Вечером того же дня Лонни сказала матери, когда зашел разговор, что она готова сосать вместо конфет свои старые галоши, если из такого брака что-то выйдет. Подумать только, как все должно было получиться и что они наговорили и наобещали своим знакомым, чуть ли не звенели ключами от церкви! Что, и теперь мать не верит, что Ирма как змея подколодная, о которой не знаешь, когда и как она может ужалить? Положилась на Рудольфа — это, мол, их личное дело, нечего вмешиваться другим. С каких это пор женитьба стала личным делом? Сожительство любовников — это да, личное дело, но отнюдь не брак. Если личное дело, зачем же тогда регистрироваться. Пошла ли Ирма регистрироваться до того, как она договорилась служить у одинокого, будто она на все согласна? Ну и теперь сошло бы без регистрации, если это личное дело, которым занимаются вдвоем. Нет, дружок, даже развод не личное дело, а тем более семейная жизнь. Семейная жизнь как конфета: когда ее делают — это публичное дело, а когда едят — личное. Разница только в том, что семейную жизнь не сосут и не глотают, а ее ведут или ею живут, пока не наступит смерть или развод, которые тоже дела публичные, потому как одно не обходится без венков и гроба, а другое без суда и адвокатов.
Друзьям и знакомым Рудольфа его брак доставил свои заботы. Не то чтобы они одобряли его не освященный в церкви брак, но и большой истории из этого не делали. Было бы, конечно, приличнее после такой жизни, какою жил Рудольф, идти в церковь очищаться и врачеваться, так что все бы увидели, как счищается старая грязь перед ликом бога и на глазах у людей и как возрождается из свежей крови и духа, если можно так сказать, новая жизнь. Но все же особенно они не удивлялись, что этого не произошло, потому что все знали: у Рудольфа дурашливая манера сразу же заговаривать о вере, как только другие заведут разговор о церкви. Единственно, что было сказано, это: Рудольф уже в тех годах, когда о вере начинают думать трезво и рассудительно; но на него годы будто и не влияют, так что он может, пожалуй, завещать, чтобы его похоронили без церкви, будто он невесть кто.

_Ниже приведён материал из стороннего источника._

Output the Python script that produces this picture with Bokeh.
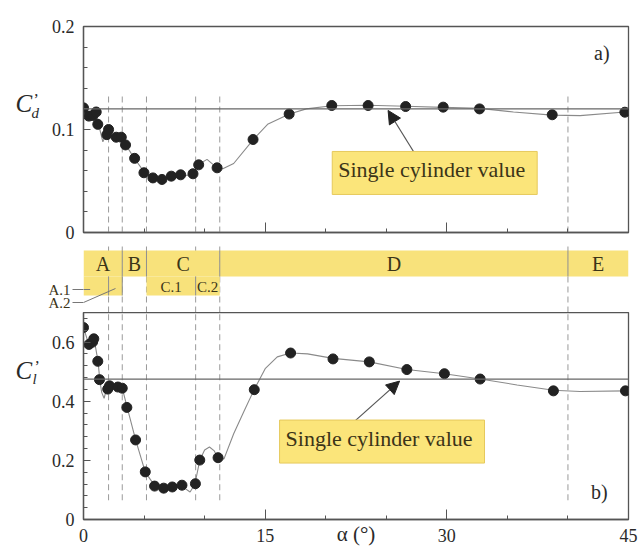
import numpy as np
from bokeh.plotting import figure
from bokeh.layouts import column, row
from bokeh.models import Range1d, Span, Label, Arrow, NormalHead, FixedTicker, ColumnDataSource
from bokeh.core.properties import value
from bokeh.embed import file_html
from bokeh.resources import INLINE

# ---------------- data ----------------
cd_alpha = [0.0, 0.44, 0.77, 1.05, 1.18, 1.93, 2.07, 2.7, 3.12, 3.47, 4.22, 4.99, 5.73, 6.48,
            7.25, 8.02, 9.04, 9.51, 11.03, 14.0, 16.98, 20.5, 23.5, 26.6, 29.7, 32.7, 38.7, 44.7]
cd_value = [0.121, 0.113, 0.1136, 0.117, 0.105, 0.095, 0.100, 0.0925, 0.0925, 0.085, 0.072, 0.058,
            0.053, 0.0515, 0.0547, 0.056, 0.057, 0.0657, 0.0628, 0.0903, 0.115, 0.1233, 0.1233,
            0.1223, 0.1217, 0.120, 0.1143, 0.1168]

cd_curve_alpha = [0.0, 0.4, 0.8, 1.1, 1.35, 1.6, 1.9, 2.1, 2.7, 3.1, 3.5, 4.2, 5.0, 5.7, 6.5, 7.2,
                  8.0, 9.0, 9.5, 10.2, 11.0, 11.5, 12.4, 14.0, 15.2, 17.0, 18.4, 20.5, 23.5, 26.6,
                  29.7, 32.7, 35.5, 38.7, 41.0, 44.7]
cd_curve_value = [0.121, 0.116, 0.117, 0.115, 0.100, 0.088, 0.097, 0.099, 0.093, 0.092, 0.085,
                  0.072, 0.059, 0.054, 0.052, 0.054, 0.055, 0.056, 0.066, 0.071, 0.063, 0.062,
                  0.067, 0.090, 0.105, 0.115, 0.120, 0.123, 0.1235, 0.1225, 0.1215, 0.1205,
                  0.117, 0.114, 0.1135, 0.117]

cl_alpha = [0.0, 0.45, 0.75, 0.85, 1.18, 1.32, 2.0, 2.15, 2.84, 3.2, 3.58, 4.3, 5.1, 5.87, 6.62,
            7.33, 8.13, 9.24, 9.6, 11.11, 14.1, 17.1, 20.6, 23.6, 26.7, 29.8, 32.75, 38.8, 44.75]
cl_value = [0.649, 0.592, 0.600, 0.611, 0.535, 0.473, 0.441, 0.452, 0.448, 0.444, 0.379, 0.269,
            0.161, 0.113, 0.106, 0.110, 0.116, 0.121, 0.201, 0.209, 0.439, 0.563, 0.543, 0.533,
            0.507, 0.493, 0.475, 0.435, 0.435]

cl_curve_alpha = [0.0, 0.3, 0.5, 0.7, 0.9, 1.2, 1.35, 1.5, 1.7, 1.9, 2.1, 2.8, 3.2, 3.6, 4.3, 5.1,
                  5.9, 6.6, 7.3, 8.1, 8.8, 9.2, 9.6, 10.0, 10.4, 10.8, 11.1, 11.6, 12.4, 13.3,
                  14.1, 15.0, 16.0, 17.1, 18.5, 20.6, 23.6, 26.7, 29.8, 32.75, 35.8, 38.8, 41.0,
                  44.75]
cl_curve_value = [0.649, 0.61, 0.595, 0.605, 0.605, 0.535, 0.47, 0.43, 0.41, 0.44, 0.45, 0.448,
                  0.444, 0.38, 0.27, 0.16, 0.113, 0.106, 0.11, 0.113, 0.093, 0.12, 0.20, 0.235,
                  0.245, 0.232, 0.209, 0.205, 0.29, 0.37, 0.44, 0.51, 0.55, 0.563, 0.56, 0.545,
                  0.533, 0.507, 0.493, 0.475, 0.455, 0.437, 0.433, 0.435]

single_cd = 0.12
single_cl = 0.475

boundaries = [2.07, 3.2, 5.2, 9.26, 11.25, 40.0]
regions = ["A", "B", "C", "D", "E"]
region_start = [0.0, 3.2, 5.2, 11.25, 40.0]
region_end = [3.2, 5.2, 11.25, 40.0, 45.0]
subregions = ["A.1", "A.2", "C.1", "C.2"]
sub_start = [0.0, 2.07, 5.2, 9.26]
sub_end = [2.07, 3.2, 9.26, 11.25]

x_ticks = [0, 15, 30, 45]
x_minor = [5, 10, 20, 25, 35, 40]
cd_ticks = [0, 0.1, 0.2]
cl_ticks = [0, 0.2, 0.4, 0.6]

# ---------------- style / layout ----------------
FONT = "Liberation Serif"
INK = "#2a2a2a"
AXIS = "#555555"
CURVE = "#8a8a8a"
DOT = "#222222"
YELLOW = "#F8E27B"
LABEL_INK = "#3b3418"
DASH = "#9a9a9a"

GUTTER = 42          # left strip holding the C' symbols
LEFT = 41            # border left of the frames (tick labels)
RIGHT = 13
FW = 545
TOP_GAP = 10         # room under the upper frame for its "0" label

X_RANGE = Range1d(0, 45)


def make_panel(y_range, frame_h, b_top, b_bottom, yticks, yminor):
    p = figure(frame_width=FW, frame_height=frame_h, x_range=X_RANGE, y_range=y_range,
               output_backend="svg", toolbar_location=None,
               min_border_left=LEFT, min_border_right=RIGHT,
               min_border_top=b_top, min_border_bottom=b_bottom)
    p.grid.visible = False
    p.outline_line_color = AXIS
    p.outline_line_width = 1.3
    p.xaxis.ticker = FixedTicker(ticks=x_ticks, minor_ticks=x_minor)
    p.yaxis.ticker = FixedTicker(ticks=yticks, minor_ticks=yminor)
    for ax in p.axis:
        ax.axis_line_color = AXIS
        ax.axis_line_width = 1.3
        ax.major_tick_line_color = AXIS
        ax.minor_tick_line_color = AXIS
        ax.major_tick_out = 0
        ax.minor_tick_out = 0
        ax.minor_tick_in = 4
        ax.major_label_text_font = FONT
        ax.major_label_text_font_size = "18px"
        ax.major_label_text_color = INK
    p.xaxis.major_tick_in = 10
    p.yaxis.major_tick_in = 7
    p.yaxis.major_label_standoff = 9
    return p


def boxed_note(p, x, y, x0, y0, x1, y1):
    p.add_layout(Arrow(end=NormalHead(size=13, fill_color="#222", line_color="#222"),
                       x_start=x0, y_start=y0, x_end=x1, y_end=y1,
                       line_color="#555", line_width=1.2))
    p.add_layout(Label(x=x, y=y, text="Single cylinder value", text_font=FONT,
                       text_font_size="22px", text_color=LABEL_INK,
                       text_align="center", text_baseline="middle",
                       background_fill_color="#FBE57A", border_line_color="#E6C95C",
                       border_line_width=1, padding=(6, 12, 6, 12)))


# ---------------- top panel (Cd') ----------------
top = make_panel(Range1d(0, 0.2), 206, 26, TOP_GAP, cd_ticks,
                 list(np.round(np.arange(0.02, 0.2, 0.02), 2)))
top.xaxis.major_label_overrides = {t: "" for t in x_ticks}
top.xaxis.major_label_standoff = 0
top.segment(x0=boundaries, x1=boundaries, y0=0, y1=0.135, line_color=DASH,
            line_dash="6 4", line_width=1)
top.add_layout(Span(location=single_cd, dimension="width", line_color="#666", line_width=1.2))
top.line(cd_curve_alpha, cd_curve_value, line_color=CURVE, line_width=1.1)
top.scatter(cd_alpha, cd_value, size=10, fill_color=DOT, line_color=DOT)
boxed_note(top, 29.0, 0.0578, 27.4, 0.0757, 25.15, 0.1185)
top.add_layout(Label(x=42.8, y=0.174, text="a)", text_font=FONT, text_font_size="20px",
                     text_color=INK, text_align="center", text_baseline="middle"))

# ---------------- band of flow regimes ----------------
BAND_H = 80 - TOP_GAP
band = figure(frame_width=FW, frame_height=BAND_H, x_range=X_RANGE, y_range=Range1d(0, BAND_H),
              output_backend="svg", toolbar_location=None, x_axis_type=None,
              min_border_left=LEFT, min_border_right=RIGHT, min_border_top=0, min_border_bottom=0)
band.grid.visible = False
band.outline_line_color = None
# sub-regimes A.1 / A.2 are named on the band's own left axis
band.yaxis.ticker = FixedTicker(ticks=[23, 10])
band.yaxis.major_label_overrides = {23: subregions[0], 10: subregions[1]}
band.yaxis.axis_line_color = None
band.yaxis.major_tick_line_color = "#777"
band.yaxis.major_tick_in = 0
band.yaxis.major_tick_out = 11
band.yaxis.major_label_standoff = 2
band.yaxis.major_label_text_font = FONT
band.yaxis.major_label_text_font_size = "15px"
band.yaxis.major_label_text_color = LABEL_INK

band.segment(x0=boundaries, x1=boundaries, y0=0, y1=BAND_H, line_color=DASH,
             line_dash="6 4", line_width=1)
reg_src = ColumnDataSource(dict(left=region_start, right=region_end, name=regions,
                                mid=[(a + b) / 2 for a, b in zip(region_start, region_end)]))
band.quad(left="left", right="right", bottom=36, top=62, source=reg_src,
          fill_color=YELLOW, line_color=None)
sub_src = ColumnDataSource(dict(left=sub_start, right=sub_end, name=subregions,
                                mid=[(a + b) / 2 for a, b in zip(sub_start, sub_end)]))
band.quad(left="left", right="right", bottom=17, top=36, source=sub_src,
          fill_color=YELLOW, line_color=None)
band.segment(x0=region_start[1:], x1=region_start[1:], y0=36, y1=62, line_color="#8f8f8f",
             line_width=1)
band.segment(x0=[sub_start[1], sub_start[3], region_end[0]],
             x1=[sub_start[1], sub_start[3], region_end[0]],
             y0=17, y1=36, line_color="#8f8f8f", line_width=1)
band.text(x="mid", y=49, text="name", source=reg_src, text_font=value(FONT),
          text_font_size="20px", text_color=LABEL_INK, text_align="center", text_baseline="middle")
c_src = ColumnDataSource(dict(mid=sub_src.data["mid"][2:], name=subregions[2:]))
band.text(x="mid", y=26, text="name", source=c_src, text_font=value(FONT),
          text_font_size="15px", text_color=LABEL_INK, text_align="center", text_baseline="middle")
# leader lines from the A.1 / A.2 names into their cells
band.segment(x0=[0, 0], y0=[23, 10], x1=[0.55, 2.64], y1=[23, 24],
             line_color="#777", line_width=1)

# ---------------- bottom panel (Cl') ----------------
bot = make_panel(Range1d(0, 0.7), 207, 0, 32, cl_ticks,
                 list(np.round(np.arange(0.04, 0.7, 0.04), 2)))
bot.xaxis.major_label_standoff = 9
bot.xaxis.axis_label = "\u03b1 (\u00b0)"
bot.xaxis.axis_label_text_font = FONT
bot.xaxis.axis_label_text_font_style = "normal"
bot.xaxis.axis_label_text_font_size = "21px"
bot.xaxis.axis_label_text_color = INK
bot.xaxis.axis_label_standoff = -23
bot.segment(x0=boundaries, x1=boundaries, y0=0.065, y1=0.7, line_color=DASH,
            line_dash="6 4", line_width=1)
bot.add_layout(Span(location=single_cl, dimension="width", line_color="#666", line_width=1.2))
bot.line(cl_curve_alpha, cl_curve_value, line_color=CURVE, line_width=1.1)
bot.scatter(cl_alpha, cl_value, size=10, fill_color=DOT, line_color=DOT)
boxed_note(bot, 24.65, 0.2636, 22.05, 0.32, 26.1, 0.468)
bot.add_layout(Label(x=42.6, y=0.092, text="b)", text_font=FONT, text_font_size="20px",
                     text_color=INK, text_align="center", text_baseline="middle"))

# ---------------- gutter with the coefficient symbols ----------------
TOTAL_H = 26 + 206 + TOP_GAP + BAND_H + 207 + 32
gut = figure(frame_width=GUTTER, frame_height=TOTAL_H, x_range=Range1d(0, GUTTER),
             y_range=Range1d(TOTAL_H, 0), output_backend="svg", toolbar_location=None,
             x_axis_type=None, y_axis_type=None,
             min_border_left=0, min_border_right=0, min_border_top=0, min_border_bottom=0)
gut.grid.visible = False
gut.outline_line_color = None
big = ColumnDataSource(dict(x=[15, 15], y=[103, 370], t=["C", "C"]))
gut.text(x="x", y="y", text="t", source=big, text_font=value(FONT), text_font_style="italic",
         text_font_size="25px", text_color=INK, text_baseline="middle")
subs = ColumnDataSource(dict(x=[31, 32], y=[112, 378], t=["d", "l"]))
gut.text(x="x", y="y", text="t", source=subs, text_font=value(FONT), text_font_style="italic",
         text_font_size="15px", text_color=INK, text_baseline="middle")
primes = ColumnDataSource(dict(x=[33, 34], y=[99, 366], t=["\u2019", "\u2019"]))
gut.text(x="x", y="y", text="t", source=primes, text_font=value(FONT),
         text_font_size="16px", text_color=INK, text_baseline="middle")

layout = row(gut, column(top, band, bot, spacing=0), spacing=0)
open("out.html", "w").write(file_html(layout, INLINE))
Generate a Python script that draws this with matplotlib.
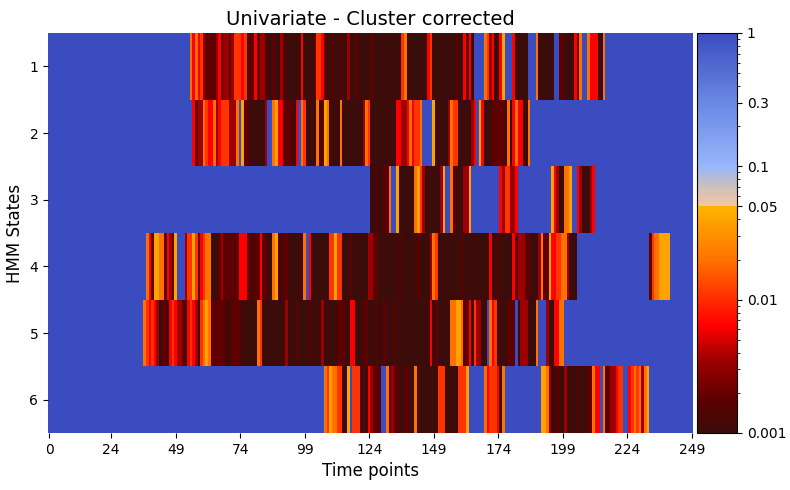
import numpy as np
import matplotlib
matplotlib.use("Agg")
import matplotlib.pyplot as plt
from matplotlib.colors import LinearSegmentedColormap, LogNorm
from matplotlib import ticker

# ---------------- data ----------------
n_time = 250
states = ["1", "2", "3", "4", "5", "6"]

# p-value levels (code -> p-value); cells not listed are p = 1
levels = {"D": 0.001, "M": 0.0018, "R": 0.0035, "r": 0.0065,
          "o": 0.011, "O": 0.02, "A": 0.04}

# each row: (first time point, per-time-point codes)
state1 = [(55, "OrOroR"), (61, "MMMM"), (65, "RrMRRMR"), (72, "oooroD"),
          (78, "MMrMRRM"), (85, "DDMDD"), (90, "RMDD"), (94, "DDDDr"),
          (99, "DDDDMoorM"), (108, "DDMDDMDDRDDM"), (120, "DDDDDM"),
          (126, "DDDDDDDDDDD"), (137, "oO"), (139, "DDDDDDDD"), (147, "ro"),
          (149, "DDDDDDDDD"), (158, "MDDrMrD"), (169, "OoRrDDrA"),
          (180, "rDDDDD"), (189, "ODDDDDD"), (198, "MMDDDDrMO"),
          (209, "OrrrDDO")]
state2 = [(56, "rMRROorrORr"), (67, "oooRRRO"), (75, "AMMDDDDDDR"),
          (87, "OArrMMMMDr"), (98, "OoDDDDODMAODDDDO"), (114, "DDDDDDDDROoD"),
          (126, "DDDDDDDDD"), (135, "rrRRrOrooO"), (149, "ADDDDDROooDDDDDRr"),
          (167, "ArDDDMMMMMDODrOrrDDO")]
state3 = [(125, "DDMDDMMO"), (135, "ADDDDDDOAoRDDDDDDRA"), (156, "OMDDDRRA"),
          (175, "rRooRRr"), (195, "ArRDDOOA"), (205, "rRDDDRr")]
state4 = [(38, "OrMAAOOMrRMA"), (53, "RooAoMroOODDDMRMMMMMMrrrMMDMMrMM"),
          (85, "DDOAMDMMDDDDDDO"), (101, "rDDDDDDDooAoo"), (114, "DDDMDDDDDDRRMM"),
          (128, "DDDDDDDDMDDDDDDMDDDDROo"), (151, "DDDDDDDDDM"),
          (161, "DDDDDDDDDDrDDM"), (175, "DDDDDrMRRRMMDDD"),
          (190, "ROMMArrooOORDDD"), (233, "MoOOAAAA")]
state5 = [(37, "OororR"), (43, "DMMDrorRRMDrorRDoOAO"),
          (63, "MMMMMMDDMMMMDDDDDDOoDDD"), (86, "DDDDDD"),
          (92, "RDDDMDDDDMDDDDR"), (107, "DDDDDMMMDDrrDDDMMDDD"),
          (127, "MDDMDDDM"), (135, "DDDDDDDDDDDDD"), (148, "rDMDDDDD"),
          (156, "OOAAOMMrDo"), (166, "RRDD"), (171, "OroDDDDMMM"),
          (182, "DRRRDDDO"), (193, "RDDrrOO")]
state6 = [(107, "OoAOOooDDA"), (118, "oooDMDrR"), (126, "MMM"),
          (131, "OMRMMDDMMDDO"), (143, "DDDDDDDDoooDDDDDoooA"),
          (169, "OrooorDO"), (191, "AAORDDMDDRDDDDMDDDMMOrr"),
          (215, "OMMRRroo"), (225, "roOoOROA")]

rows = [state1, state2, state3, state4, state5, state6]

xtick_pos = [0, 24, 49, 74, 99, 124, 149, 174, 199, 224, 249]
xtick_labels = [str(v) for v in xtick_pos]
cbar_ticks = [0.001, 0.01, 0.05, 0.1, 0.3, 1]
cbar_labels = ["0.001", "0.01", "0.05", "0.1", "0.3", "1"]

# ---------------- build matrix ----------------
pvals = np.ones((len(rows), n_time))
for i, row in enumerate(rows):
    for start, codes in row:
        for k, c in enumerate(codes):
            pvals[i, start + k] = levels[c]

# ---------------- colormap ----------------
t05 = (3 + np.log10(0.05)) / 3
stops = [(0.0, "#3c0c0a"), (0.08, "#5c0000"), (0.18, "#9c0000"),
         (0.27, "#ff0000"), (0.34, "#ff3000"), (0.43, "#ff7000"),
         (t05, "#ffb400"), (t05 + 1e-4, "#f4c8a0"), (0.62, "#c9bfbf"),
         (0.667, "#98b6fb"), (0.826, "#6a88e2"), (1.0, "#3b4cc0")]
cmap = LinearSegmentedColormap.from_list("pcmap", stops, N=1024)

fig = plt.figure(figsize=(7.9, 4.9), dpi=100)
ax = fig.add_axes([48 / 790, 57 / 490, 645 / 790, 400 / 490])
cax = fig.add_axes([697 / 790, 57 / 490, 40 / 790, 400 / 490])

im = ax.imshow(pvals, aspect="auto", cmap=cmap, norm=LogNorm(vmin=1e-3, vmax=1),
               interpolation="nearest")
for s in ax.spines.values():
    s.set_visible(False)
ax.set_yticks(np.arange(len(states)))
ax.set_yticklabels(states, fontsize=10)
ax.set_xticks(xtick_pos)
ax.set_xticklabels(xtick_labels, fontsize=10)
ax.set_xlabel("Time points", fontsize=12)
ax.set_ylabel("HMM States", fontsize=12)
ax.set_title("Univariate - Cluster corrected", fontsize=14)

cbar = fig.colorbar(im, cax=cax)
cbar.set_ticks(cbar_ticks)
cbar.set_ticklabels(cbar_labels)
cbar.ax.yaxis.set_minor_locator(ticker.LogLocator(base=10, subs=np.arange(2, 10), numticks=12))
cbar.ax.yaxis.set_minor_formatter(ticker.NullFormatter())
cbar.ax.tick_params(labelsize=10)

fig.savefig("out.png", dpi=100)
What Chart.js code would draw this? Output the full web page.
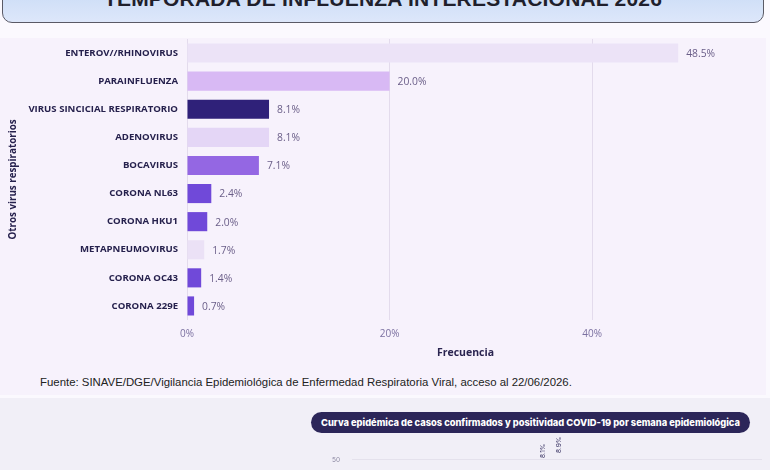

Главное, что не давало покою друзьям и знакомым Рудольфа, особенно женщинам, было то, что он сочетался браком с какой-то Ирмой Вайну. Что да кто она, откуда приехала? Родичей ее на регистрации не было никого — значит, не решились показать их. И что такое было в этой девушке, чтобы Рудольф выбрал именно ее? Необыкновенно красива или, как говорится, с шармом? Если бы кто-то в этом разобрался! Но не разобрался никто! Были ли у нее стройные ноги и фигура, особенная осанка или обличье? Разве что, пожалуй, обличье. Но и это само по себе, без парикмахерской, безо всякой косметики, так что она казалась немного как бы неухоженной. Да, именно это слово выбрала какая-то госпожа, у которой были две дочери, одна стройнее, чем другая, другая ухоженнее, чем первая. Но Рудольф не видел их, танцевал с ними и все же не видел. Девушки были в его руках как хворостинки. Да, странные нынче люди и дела!
Единственным объяснением поступка Рудольфа в конце концов стало то, что он долго жил одиночкой, не общался с культурными людьми, с добропорядочными женщинами, которые духовно облагораживали бы и телесно врачевали его в рамках умеренности и приличия. Теперь же его вкусы разъела ржа, культурные потребности захирели, отношения с добропорядочными женщинами и уважение к ним изменились к худшему. Теперь он действительно подходил какой-то Ирме Вайну, но никак не даме общества. Поэтому не было резону особенно сожалеть о чем-то, и все могло бы идти своим чередом, если бы не возникала необходимость общаться с этими людьми в будущем. Вот в том-то и дело, с кем только тебе не приходится встречаться в обществе! А тут еще и Рудольф со своей молодой женой, которая раньше была служанкой у него, одиночки. Только одно неизвестно, переступала ли она грань, — нет, это не знали добропорядочные старые дамы. А если и допускали, то не говорили об этом, так как боялись, что добропорядочные молодые девицы услышат это и захотят тоже переступить грань, чтобы не остаться старыми девами. Но в одном сходились и старые и молодые дамы, сходились, не проронив ни слова: Ирме Вайну надо дать понять, конечно вежливо, кто она и кто они. Когда она одна, то для них она только воздух, пустота, когда же она с Рудольфом, дело, конечно, другое. Рудольф ни в чем не виноват, он достоин лучшей судьбы. Именно так дамы говорили о судьбе Рудольфа, которому отдана молодость девушки. Но молодость не вечна, и скоро найдутся женщины помоложе, чем эта девушка, и тогда Рудольф, возможно, одолеет свою судьбу. Во всяком случае, дело не такое уж безнадежное.